DATA SECTION:
^^^^^^^^^^^^^^^^
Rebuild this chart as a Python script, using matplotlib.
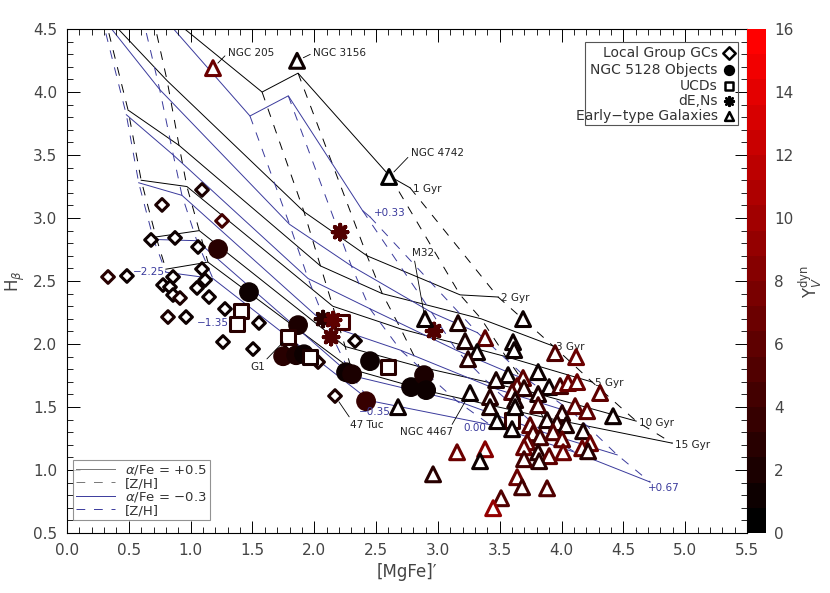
import numpy as np
import matplotlib
matplotlib.use('Agg')
import matplotlib.pyplot as plt
from matplotlib.colors import LinearSegmentedColormap, Normalize
from matplotlib.lines import Line2D
from matplotlib.patches import Rectangle
import matplotlib.cm as cm

plt.rcParams['font.family'] = ['DejaVu Sans']

# model grid: rows = ages, columns = [Z/H]
ages = ['1 Gyr', '2 Gyr', '3 Gyr', '5 Gyr', '10 Gyr', '15 Gyr']
zh = ['-2.25', '-1.35', '-0.35', '0.00', '+0.33', '+0.67']

mgfe_hi = np.array([
    [0.40, 0.665, 1.578, 1.869, 2.613, 2.775],
    [0.30, 0.81, 1.917, 2.427, 3.18, 3.487],
    [0.494, 0.906, 2.05, 2.55, 3.35, 3.932],
    [0.60, 0.97, 2.15, 2.70, 3.55, 4.248],
    [0.72, 1.07, 2.25, 2.85, 3.75, 4.604],
    [0.80, 1.14, 2.30, 2.95, 3.85, 4.896]])
hb_hi = np.array([
    [5.20, 4.73, 4.00, 4.15, 3.33, 3.24],
    [4.62, 4.09, 3.05, 2.70, 2.39, 2.373],
    [3.857, 3.577, 2.62, 2.40, 2.20, 1.984],
    [3.30, 3.25, 2.30, 2.12, 1.90, 1.698],
    [2.85, 2.90, 1.98, 1.82, 1.62, 1.388],
    [2.594, 2.65, 1.80, 1.62, 1.42, 1.213]])

mgfe_lo = np.array([
    [0.35, 0.55, 1.48, 1.79, 2.39, 2.45],
    [0.28, 0.75, 1.80, 2.30, 2.95, 3.32],
    [0.48, 0.86, 1.95, 2.45, 3.15, 3.75],
    [0.58, 0.93, 2.10, 2.70, 3.45, 4.10],
    [0.70, 1.05, 2.30, 3.15, 3.85, 4.45],
    [0.80, 1.18, 2.45, 3.42, 4.11, 4.717]])
hb_lo = np.array([
    [5.40, 4.85, 3.81, 3.97, 3.06, 3.01],
    [4.60, 4.02, 2.95, 2.62, 2.25, 2.09],
    [3.82, 3.50, 2.52, 2.28, 1.95, 1.70],
    [3.28, 3.18, 2.15, 1.95, 1.65, 1.45],
    [2.83, 2.82, 1.75, 1.55, 1.30, 1.12],
    [2.57, 2.52, 1.55, 1.36, 1.14, 0.904]])

# Local Group GCs
gc_x = [0.332, 0.485, 0.769, 1.254, 0.680, 0.874, 1.060, 1.092, 1.092, 0.858, 0.777,
        0.833, 0.858, 0.914, 1.052, 1.117, 1.149, 1.278, 0.817, 0.963, 1.262, 1.553,
        1.505, 1.804, 2.031, 2.330, 2.168]
gc_y = [2.532, 2.540, 3.104, 2.977, 2.826, 2.842, 2.770, 3.223, 2.595, 2.532, 2.468,
        2.452, 2.389, 2.365, 2.445, 2.508, 2.373, 2.278, 2.214, 2.214, 2.016, 2.167,
        1.960, 1.992, 1.857, 2.024, 1.587]
gc_m = [2.5, 1.5, 2.0, 4.5, 1.5, 1.0, 1.5, 2.0, 1.5, 1.5, 1.0, 1.0, 1.5, 2.0, 1.0, 1.5,
        1.0, 1.0, 2.0, 1.5, 1.0, 1.5, 1.0, 1.5, 2.0, 1.5, 2.0]

# NGC 5128 objects
cen_x = [1.222, 1.472, 1.869, 1.748, 1.853, 1.917, 2.257, 2.306, 2.451, 2.419, 2.783, 2.888, 2.905]
cen_y = [2.754, 2.412, 2.150, 1.903, 1.911, 1.919, 1.776, 1.760, 1.864, 1.546, 1.658, 1.753, 1.634]
cen_m = [2.5, 1.5, 2.0, 2.5, 2.0, 1.5, 1.5, 2.0, 1.0, 3.5, 1.5, 2.0, 1.0]

# UCDs
ucd_x = [1.408, 1.375, 1.788, 1.966, 2.225, 2.597, 3.600]
ucd_y = [2.262, 2.158, 2.055, 1.896, 2.174, 1.817, 1.395]
ucd_m = [3.0, 2.5, 2.5, 2.0, 4.5, 3.0, 3.5]

# dE,Ns
de_x = [2.209, 2.071, 2.152, 2.136, 2.969]
de_y = [2.888, 2.198, 2.190, 2.055, 2.103]
de_m = [5.0, 3.0, 6.0, 5.5, 5.0]

# early-type galaxies
etg_x = [1.181, 1.861, 2.605, 2.896, 3.163, 3.689, 3.220, 3.382, 3.608, 3.617, 3.317, 3.244,
         3.948, 4.118, 3.811, 3.568, 3.471, 3.689, 3.641, 3.697, 3.900, 3.989, 4.053, 4.126,
         4.312, 3.260, 3.422, 3.600, 3.625, 3.811, 3.811, 3.422, 3.625, 4.110, 4.207, 4.417,
         4.005, 3.883, 3.479, 3.600, 3.746, 3.964, 4.037, 4.175, 3.770, 3.827, 3.932, 4.005,
         3.722, 4.231, 4.167, 4.215, 3.697, 3.155, 3.382, 3.341, 3.811, 3.900, 4.013, 3.819,
         3.697, 2.961, 3.641, 3.681, 3.883, 3.511, 3.447, 2.678]
etg_y = [4.190, 4.248, 3.326, 2.198, 2.166, 2.198, 2.023, 2.047, 2.015, 1.952, 1.936, 1.880,
         1.928, 1.896, 1.777, 1.753, 1.714, 1.730, 1.666, 1.650, 1.658, 1.666, 1.690, 1.698,
         1.611, 1.611, 1.579, 1.619, 1.555, 1.603, 1.515, 1.499, 1.499, 1.507, 1.467, 1.427,
         1.451, 1.396, 1.388, 1.324, 1.356, 1.372, 1.356, 1.308, 1.292, 1.260, 1.300, 1.244,
         1.221, 1.213, 1.173, 1.149, 1.181, 1.141, 1.165, 1.070, 1.141, 1.110, 1.141, 1.070,
         1.086, 0.966, 0.943, 0.863, 0.855, 0.776, 0.697, 1.499]
etg_m = [6.5, 1.0, 0.5, 1.5, 2.0, 1.0, 2.0, 6.0, 1.5, 1.0, 1.5, 3.0,
         5.0, 7.0, 1.0, 1.5, 2.0, 6.0, 6.0, 3.0, 1.5, 4.0, 7.0, 7.0,
         6.0, 1.0, 3.0, 5.0, 2.0, 2.0, 4.0, 2.0, 1.0, 6.0, 6.0, 1.5,
         3.0, 2.0, 1.0, 1.0, 6.0, 3.0, 2.0, 2.0, 5.0, 4.0, 5.0, 6.0,
         6.0, 7.0, 7.0, 3.0, 7.0, 7.0, 8.0, 1.0, 3.0, 6.0, 7.0, 3.0,
         4.0, 3.0, 7.0, 4.0, 5.0, 5.0, 9.0, 1.5]

blue = '#3a3a9c'
cmap = LinearSegmentedColormap.from_list('kr', ['black', 'red'], N=20)
norm = Normalize(0, 16)

fig = plt.figure(figsize=(8.3, 5.93), dpi=100)
ax = fig.add_axes([0.0807, 0.1012, 0.8193, 0.8498])
cax = fig.add_axes([0.9, 0.1012, 0.0229, 0.8498])

# model grids
for mg, hb, col in [(mgfe_hi, hb_hi, 'black'), (mgfe_lo, hb_lo, blue)]:
    for i in range(len(ages)):
        ax.plot(mg[i], hb[i], '-', color=col, lw=0.7, zorder=1)
    for j in range(len(zh)):
        ax.plot(mg[:, j], hb[:, j], color=col, lw=0.7, dashes=(9, 9), zorder=1)

for i, a in enumerate(ages):
    ax.annotate(a, (mgfe_hi[i, -1], hb_hi[i, -1]), xytext=(2, -1), textcoords='offset points',
                fontsize=7.5, ha='left', va='center', color='#222222')

# metallicity labels for the low alpha grid
zlab_x = [0.79, 1.31, 2.36, 3.39, 2.48, 4.70]
zlab_y = [2.57, 2.17, 1.46, 1.33, 3.04, 0.86]
zlab_ha = ['right', 'right', 'left', 'right', 'left', 'left']
for t, x, y, h in zip(zh, zlab_x, zlab_y, zlab_ha):
    ax.text(x, y, t.replace('-', '\u2212'), color=blue, fontsize=7.5, ha=h, va='center', zorder=4)

# data points
def cols(v):
    return cmap(norm(np.array(v)))

ax.scatter(gc_x, gc_y, marker='D', s=42, facecolors='white', edgecolors=cols(gc_m), linewidths=2.2, zorder=3)
ax.scatter(cen_x, cen_y, marker='o', s=175, c=cols(cen_m), edgecolors=cols(cen_m), zorder=3)
ax.scatter(ucd_x, ucd_y, marker='s', s=110, facecolors='white', edgecolors=cols(ucd_m), linewidths=2.2, zorder=3)
ax.scatter(de_x, de_y, marker=(8, 2, 0), s=110, c=cols(de_m), linewidths=3, zorder=3)
ax.scatter(etg_x, etg_y, marker='^', s=115, facecolors='white', edgecolors=cols(etg_m), linewidths=2.2, zorder=3)

# object names, with the corner of the label the leader line starts from
names = ['NGC 205', 'NGC 3156', 'NGC 4742', 'M32', 'NGC 4467', '47 Tuc', 'G1']
obj_xy = [(1.181, 4.19), (1.861, 4.248), (2.605, 3.326), (2.896, 2.198), (3.260, 1.611), (2.168, 1.587), (1.788, 2.055)]
txt_xy = [(1.30, 4.31), (1.99, 4.31), (2.78, 3.52), (2.79, 2.72), (2.69, 1.30), (2.29, 1.36), (1.48, 1.82)]
rel = [(0, 0.5), (0, 0.5), (0, 0.3), (0.1, 0), (0.95, 0.9), (0.05, 0.9), (0.9, 0.9)]
for n, o, t, r in zip(names, obj_xy, txt_xy, rel):
    ax.annotate(n, o, xytext=t, fontsize=7.5, color='#222222', ha='left', va='center',
                arrowprops=dict(arrowstyle='-', color='black', lw=0.6, shrinkA=0, shrinkB=5, relpos=r))

ax.set_xlim(0, 5.5)
ax.set_ylim(0.5, 4.5)
ax.set_xticks(np.arange(0, 5.51, 0.5))
ax.set_yticks(np.arange(0.5, 4.51, 0.5))
ax.set_xticks(np.arange(0, 5.51, 0.1), minor=True)
ax.set_yticks(np.arange(0.5, 4.51, 0.1), minor=True)
ax.xaxis.set_major_formatter(plt.FormatStrFormatter('%.1f'))
ax.yaxis.set_major_formatter(plt.FormatStrFormatter('%.1f'))
ax.tick_params(which='both', direction='in', top=True, right=True, labelsize=11,
               labelcolor='#444444', pad=7)
ax.tick_params(which='major', length=9, width=0.7)
ax.tick_params(which='minor', length=4.5, width=0.6)
for s in ax.spines.values():
    s.set_linewidth(0.8)
ax.set_xlabel("[MgFe]\u2032", fontsize=12, color='#444444')
ax.set_ylabel(r'H$_\beta$', fontsize=12, color='#444444')

# legend of data symbols
ax.add_patch(Rectangle((0.762, 0.81), 0.225, 0.164, transform=ax.transAxes, fill=False,
                       edgecolor='#555555', lw=0.8, zorder=4))
leg_lab = ['Local Group GCs', 'NGC 5128 Objects', 'UCDs', 'dE,Ns', 'Early\u2212type Galaxies']
leg_mk = ['D', 'o', 's', (8, 2, 0), '^']
leg_y = [0.952, 0.919, 0.887, 0.857, 0.827]
for lab, mk, y in zip(leg_lab, leg_mk, leg_y):
    ax.text(0.957, y, lab, transform=ax.transAxes, ha='right', va='center', fontsize=10, color='#333333')
    filled = mk in ('o',) or mk == (8, 2, 0)
    ax.scatter([0.973], [y], transform=ax.transAxes, marker=mk, s=40,
               facecolors='black' if filled else 'white', edgecolors='black', linewidths=1.8,
               clip_on=False, zorder=5)

# legend of model lines
h = [Line2D([], [], color='#777777', lw=0.7),
     Line2D([], [], color='#777777', lw=0.7, dashes=(9, 9)),
     Line2D([], [], color=blue, lw=0.7),
     Line2D([], [], color=blue, lw=0.7, dashes=(9, 9))]
lg = ax.legend(h, [r'$\alpha$/Fe = +0.5', '[Z/H]', r'$\alpha$/Fe = $-$0.3', '[Z/H]'],
               loc='lower left', bbox_to_anchor=(0.009, 0.025), fontsize=9.5, frameon=True,
               fancybox=False, edgecolor='#777777', handlelength=2.9, labelspacing=0.0,
               borderpad=0.25, handletextpad=0.8, borderaxespad=0)
lg.get_frame().set_linewidth(0.8)
for t in lg.get_texts():
    t.set_color('#333333')

# colour bar
cb = fig.colorbar(cm.ScalarMappable(norm=norm, cmap=cmap), cax=cax, ticks=np.arange(0, 17, 2))
cb.outline.set_visible(False)
cax.tick_params(length=0, labelsize=11, labelcolor='#444444', pad=6)
cb.set_label(r'$\Upsilon_V^{\rm dyn}$', fontsize=12, color='#444444', labelpad=2)

fig.savefig('out.png', dpi=100)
^^^^^^^^^^^^^^^^
WRITTEN EXERCISE: Repeat the listing above exactly from its first line to the line containing "[2.57, 2.52, 1.55, 1.36, 1.14, 0.904]])", both included, and omit the pictures.

SOLUTION FOR THIS PROBLEM:
Rebuild this chart as a Python script, using matplotlib.
import numpy as np
import matplotlib
matplotlib.use('Agg')
import matplotlib.pyplot as plt
from matplotlib.colors import LinearSegmentedColormap, Normalize
from matplotlib.lines import Line2D
from matplotlib.patches import Rectangle
import matplotlib.cm as cm

plt.rcParams['font.family'] = ['DejaVu Sans']

# model grid: rows = ages, columns = [Z/H]
ages = ['1 Gyr', '2 Gyr', '3 Gyr', '5 Gyr', '10 Gyr', '15 Gyr']
zh = ['-2.25', '-1.35', '-0.35', '0.00', '+0.33', '+0.67']

mgfe_hi = np.array([
    [0.40, 0.665, 1.578, 1.869, 2.613, 2.775],
    [0.30, 0.81, 1.917, 2.427, 3.18, 3.487],
    [0.494, 0.906, 2.05, 2.55, 3.35, 3.932],
    [0.60, 0.97, 2.15, 2.70, 3.55, 4.248],
    [0.72, 1.07, 2.25, 2.85, 3.75, 4.604],
    [0.80, 1.14, 2.30, 2.95, 3.85, 4.896]])
hb_hi = np.array([
    [5.20, 4.73, 4.00, 4.15, 3.33, 3.24],
    [4.62, 4.09, 3.05, 2.70, 2.39, 2.373],
    [3.857, 3.577, 2.62, 2.40, 2.20, 1.984],
    [3.30, 3.25, 2.30, 2.12, 1.90, 1.698],
    [2.85, 2.90, 1.98, 1.82, 1.62, 1.388],
    [2.594, 2.65, 1.80, 1.62, 1.42, 1.213]])

mgfe_lo = np.array([
    [0.35, 0.55, 1.48, 1.79, 2.39, 2.45],
    [0.28, 0.75, 1.80, 2.30, 2.95, 3.32],
    [0.48, 0.86, 1.95, 2.45, 3.15, 3.75],
    [0.58, 0.93, 2.10, 2.70, 3.45, 4.10],
    [0.70, 1.05, 2.30, 3.15, 3.85, 4.45],
    [0.80, 1.18, 2.45, 3.42, 4.11, 4.717]])
hb_lo = np.array([
    [5.40, 4.85, 3.81, 3.97, 3.06, 3.01],
    [4.60, 4.02, 2.95, 2.62, 2.25, 2.09],
    [3.82, 3.50, 2.52, 2.28, 1.95, 1.70],
    [3.28, 3.18, 2.15, 1.95, 1.65, 1.45],
    [2.83, 2.82, 1.75, 1.55, 1.30, 1.12],
    [2.57, 2.52, 1.55, 1.36, 1.14, 0.904]])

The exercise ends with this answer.